In their cell, they were provided with a hammock or a hard bed, mattress, blankets, sheets, a pillow, towel, comb, spoon and salt cup. Each cell had a stool, box and chamber pot with lid. Often on the wall was hung a copy of the prison rules. Protestant prisoners, such as Sarah, were given a Bible, Prayer Book and Hymn Book.

Food in a Victorian prison
For breakfast a prisoner would receive porridge made with three quarter of a pint of milk and for dinner it was soup and bread. The soup consisted of an ounce of marrow bones or ox head with small amounts of barley, green peas, together with leeks, carrots, onion, turnips and other similar vegetables. Supper, was again porridge with half a pint of milk.
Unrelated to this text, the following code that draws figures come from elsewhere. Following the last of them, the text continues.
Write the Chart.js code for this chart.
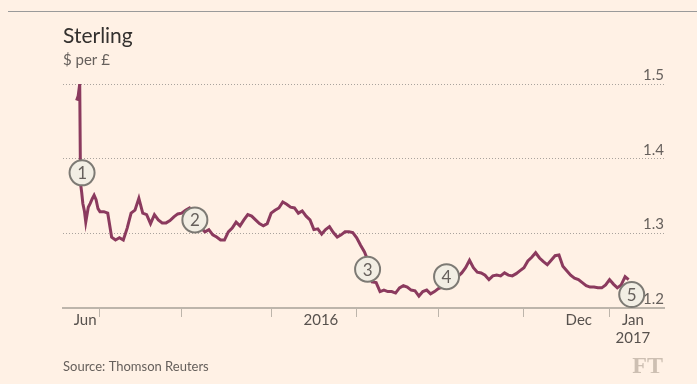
<!DOCTYPE html>
<html>
<head>
<meta charset="utf-8">
<script src="https://cdn.jsdelivr.net/npm/chart.js@4.4.0/dist/chart.umd.min.js"></script>
<style>
  html, body { margin: 0; padding: 0; background: #fff1e5; }
  #wrap { width: 697px; height: 384px; }
</style>
</head>
<body>
<div id="wrap"><canvas id="sterling" width="697" height="384"></canvas></div>
<script>
// trading days counted from 23 Jun 2016 (fractions = intraday around the vote)
const days = [0, 0.4, 0.8, 1, 1.3, 1.6, 2, 2.35, 3, 3.5, 4, 4.5, 5, 5.5,
  6, 7, 8, 9, 10, 11, 12, 13, 14, 15, 16, 17, 18, 19, 20, 21, 22, 23, 24, 25, 26,
  27, 28, 29, 30, 31, 32, 33, 34, 35, 36, 37, 38, 39, 40, 41, 42, 43, 44, 45, 46, 47, 48, 49,
  50, 51, 52, 53, 54, 55, 56, 57, 58, 59, 60, 61, 62, 63, 64, 65, 66, 67, 68, 69, 70, 71,
  72, 73, 74, 75, 76, 77, 78, 79, 80, 81, 82, 83, 84, 85, 86, 87, 88, 89, 90, 91, 92,
  93, 94, 95, 96, 97, 98, 99, 100, 101, 102, 103, 104, 105, 106, 107, 108, 109, 110, 111, 112, 113, 114,
  115, 116, 117, 118, 119, 120, 121, 122, 123, 124, 125, 126, 127, 128, 129, 130, 131, 132, 133, 134, 135, 136,
  137, 138, 139, 140, 141, 141.9];
const rates = [1.478, 1.484, 1.500, 1.367, 1.355, 1.340, 1.330, 1.315, 1.335, 1.340, 1.346, 1.351, 1.345, 1.333,
  1.329, 1.329, 1.327, 1.295, 1.291, 1.294, 1.291, 1.307, 1.327, 1.331, 1.347, 1.327, 1.325, 1.313, 1.325, 1.318, 1.314, 1.314, 1.317, 1.322, 1.326,
  1.327, 1.331, 1.334, 1.325, 1.315, 1.307, 1.302, 1.305, 1.298, 1.295, 1.291, 1.291, 1.302, 1.307, 1.315, 1.310, 1.318, 1.325, 1.323, 1.318, 1.313, 1.310, 1.313,
  1.327, 1.331, 1.334, 1.342, 1.339, 1.335, 1.334, 1.327, 1.330, 1.323, 1.318, 1.305, 1.306, 1.299, 1.305, 1.309, 1.301, 1.295, 1.298, 1.302, 1.302, 1.301,
  1.294, 1.284, 1.275, 1.262, 1.235, 1.234, 1.222, 1.224, 1.222, 1.222, 1.220, 1.227, 1.230, 1.228, 1.224, 1.223, 1.216, 1.222, 1.224, 1.219, 1.222,
  1.226, 1.228, 1.232, 1.235, 1.238, 1.242, 1.247, 1.254, 1.264, 1.254, 1.248, 1.247, 1.244, 1.238, 1.243, 1.244, 1.243, 1.247, 1.244, 1.243, 1.246, 1.250,
  1.254, 1.263, 1.268, 1.274, 1.267, 1.262, 1.258, 1.264, 1.270, 1.271, 1.256, 1.250, 1.244, 1.240, 1.238, 1.234, 1.230, 1.228, 1.228, 1.227, 1.227, 1.231,
  1.238, 1.232, 1.227, 1.231, 1.242, 1.238];

const yTicks = [1.2, 1.3, 1.4, 1.5];
const monthStarts = [6, 27, 50, 72, 93, 115, 137];
const xLabelDays = [2.2, 62.8, 129.1, 143];
const xLabelText = ['Jun', '2016', 'Dec', ['Jan', '2017']];
const markerDays = [1.4, 30.4, 74.8, 95.1, 142.7];
const markerRates = [1.381, 1.318, 1.252, 1.242, 1.218];
const markerText = ['1', '2', '3', '4', '5'];

const FONT = 'Lato, "Open Sans", sans-serif';

const ftFrame = {
  id: 'ftFrame',
  beforeDraw(chart) {
    const c = chart.ctx;
    c.save();
    c.fillStyle = '#fff1e5';
    c.fillRect(0, 0, chart.width, chart.height);
    c.restore();
  },
  afterDatasetsDraw(chart) {
    const c = chart.ctx;
    const xs = chart.scales.x, ys = chart.scales.y;
    c.save();
    markerDays.forEach((d, i) => {
      const px = xs.getPixelForValue(d), py = ys.getPixelForValue(markerRates[i]);
      c.beginPath();
      c.arc(px, py, 12.5, 0, Math.PI * 2);
      c.fillStyle = '#f2eee4';
      c.fill();
      c.lineWidth = 2;
      c.strokeStyle = '#7d7a74';
      c.stroke();
      c.fillStyle = '#66605c';
      c.font = '17px ' + FONT;
      c.textAlign = 'center';
      c.textBaseline = 'middle';
      c.fillText(markerText[i], px, py + 1);
    });
    c.restore();
  },
  afterDraw(chart) {
    const c = chart.ctx;
    c.save();
    c.fillStyle = '#9a9a9a';
    c.fillRect(8, 11, chart.width - 8, 1);
    c.textAlign = 'left';
    c.textBaseline = 'alphabetic';
    c.fillStyle = '#33302e';
    c.font = '21px ' + FONT;
    c.fillText('Sterling', 63, 43);
    c.fillStyle = '#66605c';
    c.font = '15px ' + FONT;
    c.fillText('$ per £', 63, 65);
    c.font = '13px ' + FONT;
    c.fillText('Source: Thomson Reuters', 63, 371);
    c.textAlign = 'right';
    c.fillStyle = '#cdbfb2';
    c.font = 'bold 24px "Liberation Serif", serif';
    c.fillText('FT', 663, 373);
    c.restore();
  }
};

new Chart('sterling', {
  type: 'line',
  data: {
    datasets: [{
      data: days.map((d, i) => ({ x: d, y: rates[i] })),
      borderColor: '#8b3a5e',
      borderWidth: 3,
      pointRadius: 0,
      tension: 0,
      fill: false
    }]
  },
  options: {
    responsive: false,
    animation: false,
    layout: { padding: { left: 63, right: 33, top: 84, bottom: 36 } },
    plugins: {
      legend: { display: false },
      tooltip: { enabled: false }
    },
    scales: {
      x: {
        type: 'linear',
        min: -3.5,
        max: 151,
        afterBuildTicks: scale => {
          scale.ticks = monthStarts.concat(xLabelDays).map(v => ({ value: v }));
        },
        afterFit: scale => { scale.height = 40; },
        border: { color: '#bdb5ab', width: 2 },
        grid: {
          drawOnChartArea: false,
          tickLength: 9,
          tickWidth: 1,
          tickColor: ctx => (ctx.tick && monthStarts.includes(ctx.tick.value)) ? '#bdb5ab' : 'rgba(0,0,0,0)'
        },
        ticks: {
          autoSkip: false,
          maxRotation: 0,
          padding: -6,
          color: '#57514d',
          font: { family: FONT, size: 15 },
          callback: v => {
            const k = xLabelDays.indexOf(v);
            return k >= 0 ? xLabelText[k] : '';
          }
        }
      },
      y: {
        position: 'right',
        min: 1.2,
        max: 1.5,
        afterBuildTicks: scale => {
          scale.ticks = yTicks.map(v => ({ value: v }));
        },
        border: { display: false, dash: [1, 2] },
        grid: { color: '#a9a39d', lineWidth: 1, drawTicks: false },
        ticks: {
          mirror: true,
          padding: 0,
          labelOffset: -9,
          color: '#66605c',
          font: { family: FONT, size: 15 },
          callback: v => v.toFixed(1)
        }
      }
    }
  },
  plugins: [ftFrame]
});
</script>
</body>
</html>
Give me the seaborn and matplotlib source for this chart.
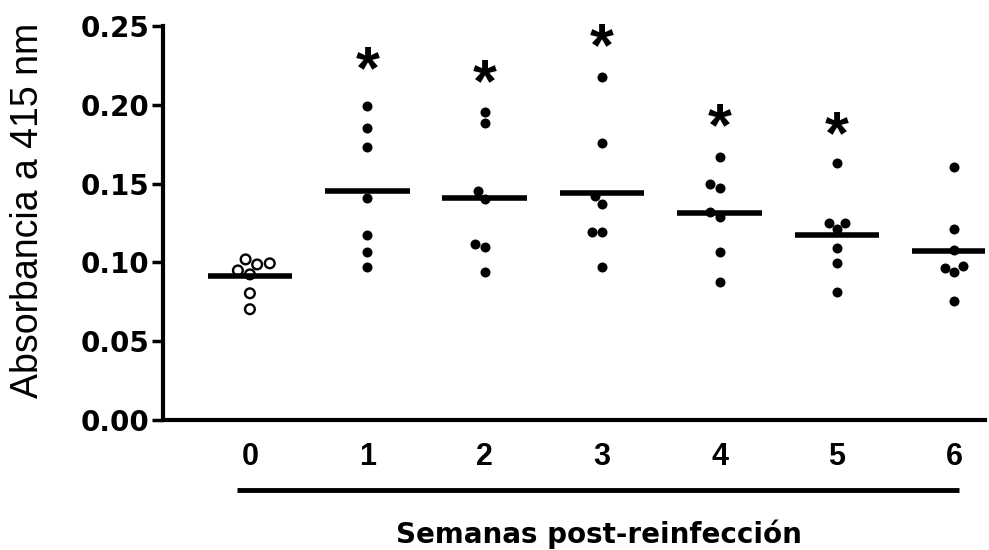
import numpy as np
import pandas as pd
import matplotlib
matplotlib.use("Agg")
import matplotlib.pyplot as plt
import seaborn as sns

# ---- data ----
weeks = ["0", "1", "2", "3", "4", "5", "6"]
w0 = [0.0994, 0.0949, 0.0924, 0.0987, 0.1019, 0.0804, 0.0703]
w1 = [0.199, 0.185, 0.173, 0.141, 0.1177, 0.1063, 0.0968]
w2 = [0.1956, 0.1886, 0.145, 0.140, 0.1114, 0.110, 0.0937]
w3 = [0.2177, 0.176, 0.142, 0.1373, 0.119, 0.119, 0.0968]
w4 = [0.1671, 0.150, 0.147, 0.132, 0.129, 0.1063, 0.0873]
w5 = [0.1633, 0.1253, 0.1247, 0.121, 0.1089, 0.0994, 0.081]
w6 = [0.1608, 0.1209, 0.108, 0.0975, 0.0962, 0.0937, 0.0753]
star_weeks = ["1", "2", "3", "4", "5"]
star_y = [0.229, 0.221, 0.244, 0.193, 0.188]
y_ticks = [0.00, 0.05, 0.10, 0.15, 0.20, 0.25]
y_tick_labels = ["0.00", "0.05", "0.10", "0.15", "0.20", "0.25"]

series = [w0, w1, w2, w3, w4, w5, w6]
df = pd.DataFrame({
    "week": np.repeat(weeks, [len(s) for s in series]),
    "abs": np.concatenate(series),
})

sns.set_theme(style="ticks")
plt.rcParams["font.family"] = ["Liberation Sans", "DejaVu Sans"]
plt.rcParams["text.color"] = "black"
plt.rcParams["axes.labelcolor"] = "black"
plt.rcParams["xtick.color"] = "black"
plt.rcParams["ytick.color"] = "black"
plt.rcParams["axes.edgecolor"] = "black"

fig = plt.figure(figsize=(9.89, 5.5), dpi=100)
ax = fig.add_axes([163 / 989, 130 / 550, (985 - 163) / 989, 394 / 550])

# open circles for week 0
n_before = len(ax.collections)
sns.swarmplot(data=df[df["week"] == "0"], x="week", y="abs", order=weeks,
              color="black", size=7, linewidth=1.7, edgecolor="black", ax=ax)
for coll in ax.collections[n_before:]:
    coll.set_facecolor("none")
    coll.set_edgecolor("black")
# filled points for weeks 1-6
sns.swarmplot(data=df[df["week"] != "0"], x="week", y="abs", order=weeks,
              color="black", size=7.2, linewidth=0, ax=ax)

# mean lines
means = df.groupby("week", sort=False)["abs"].mean().reindex(weeks)
pos = np.arange(len(weeks))
ax.hlines(means.values, pos - 0.36, pos + 0.36, color="black", lw=4, zorder=5)

# significance asterisks
star_fs = 44
for wk, yv in zip(star_weeks, star_y):
    ax.annotate("*", xy=(weeks.index(wk), yv), xytext=(0, -0.23 * star_fs),
                textcoords="offset points", ha="center", va="center",
                fontsize=star_fs, fontweight="bold", color="black")

ax.set_xlim(-0.74, 6.26)
ax.set_ylim(0, 0.25)
ax.set_yticks(y_ticks)
ax.set_yticklabels(y_tick_labels)
ax.tick_params(axis="y", length=8, width=2.5, pad=2, labelsize=20,
               color="black", labelcolor="black")
ax.tick_params(axis="x", length=0, pad=16, labelsize=22, labelcolor="black")
for lab in ax.get_yticklabels():
    lab.set_fontweight("bold")
    lab.set_family("DejaVu Sans")
for lab in ax.get_xticklabels():
    lab.set_fontweight("bold")

sns.despine(ax=ax)
ax.spines["left"].set_linewidth(3)
ax.spines["bottom"].set_linewidth(3)
ax.spines["left"].set_color("black")
ax.spines["bottom"].set_color("black")

ax.set_xlabel("")
ax.set_ylabel("Absorbancia a 415 nm", fontsize=27, color="black")
ax.yaxis.set_label_coords(-0.142, 0.533)

# grouping line and label below the categories
ax.plot([-0.11, 6.04], [-0.178, -0.178], transform=ax.get_xaxis_transform(),
        color="black", lw=3.5, clip_on=False, solid_capstyle="butt")
ax.text(2.97, -0.29, "Semanas post-reinfección", transform=ax.get_xaxis_transform(),
        ha="center", va="center", fontsize=20, fontweight="bold",
        family="DejaVu Sans", color="black")

fig.savefig("out.png", dpi=100)
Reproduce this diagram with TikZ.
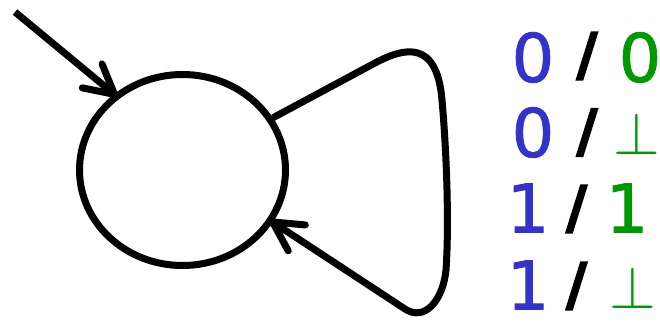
\documentclass[tikz,border=0pt]{standalone}
\usepackage{fontspec}
\setmainfont{DejaVu Sans}
\newfontfamily\digitfont[FakeBold=1.2]{DejaVu Sans}
\newfontfamily\slashfont[FakeBold=2.5]{DejaVu Sans Bold}
\usetikzlibrary{arrows.meta,shapes.geometric}
\definecolor{inblue}{RGB}{51,51,204}
\definecolor{outgreen}{RGB}{0,153,0}
\tikzset{
  state/.style={ellipse, draw, line width=7pt, minimum width=206pt, minimum height=191pt, inner sep=0pt},
  edge/.style={line width=7pt, -{Straight Barb[length=29pt,width=31pt,round]}},
  digit/.style={inner sep=0pt, font=\digitfont\fontsize{67}{70}\selectfont},
  slashc/.style={inner sep=0pt, font=\slashfont\fontsize{58}{62}\selectfont},
  bottom/.style={inner sep=0pt, text=outgreen, font=\fontsize{10}{12}\selectfont}
}
\begin{document}
\begin{tikzpicture}[x=1pt,y=1pt]
\useasboundingbox (0,0) rectangle (660,327);
\node[state] (s) at (182.5,157) {};
\coordinate (init) at (15,315);
\draw[edge, shorten >=-4pt] (init) -- (s.132);
\draw[edge, shorten >=-4pt] (s.30) -- (375,264)
  .. controls (405,280) and (437,287) .. (442,227)
  .. controls (447,170) and (449,100) .. (446,57)
  .. controls (443,27) and (425,5) .. (405,18)
  -- (s.330);
% labels
\node[digit, text=inblue] (a1) at (533,269.5) {0};
\node[slashc] (s1) at (587,271) {/};
\node[digit, text=outgreen] (b1) at (640,269.5) {0};
\node[digit, text=inblue] (a2) at (533,194.5) {0};
\node[slashc] (s2) at (587,194.5) {/};
\node[bottom] (b2) at (636.5,193) {\scalebox{6}{$\perp$}};
\node[digit, text=inblue] (a3) at (528,119) {1};
\node[slashc] (s3) at (576.5,118) {/};
\node[digit, text=outgreen] (b3) at (627,119) {1};
\node[digit, text=inblue] (a4) at (528,42) {1};
\node[slashc] (s4) at (576.5,41) {/};
\node[bottom] (b4) at (633,39) {\scalebox{6}{$\perp$}};
\end{tikzpicture}
\end{document}
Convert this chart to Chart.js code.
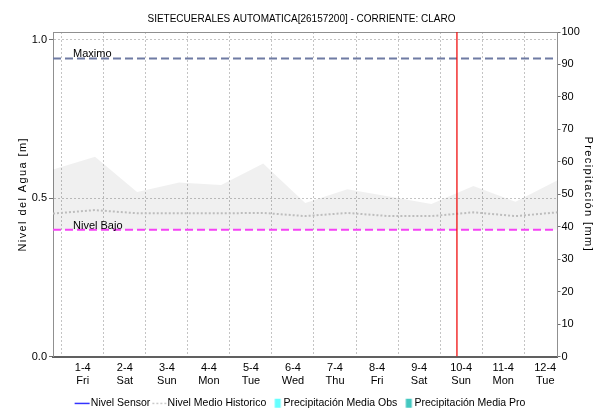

What is known of William Shilcock & his wife  – the couple who accused William & Sarah Shellaker of theft?
At the time of this trial William Shilcock, who was originally from Keyham in Leicestershire, was around 31 years old. His wife was named Mary, with a birthplace of Gaulby and was about 36 years old. They lived in the house next door to William & Sarah Shellaker, together with their 3 young children and three servants.

Like William Shellaker, William Shilcock was a farmer although he owed almost twice the acreage as William Shellaker having 135 acres of land upon which he employed four agricultural labourers. He was also a Butcher.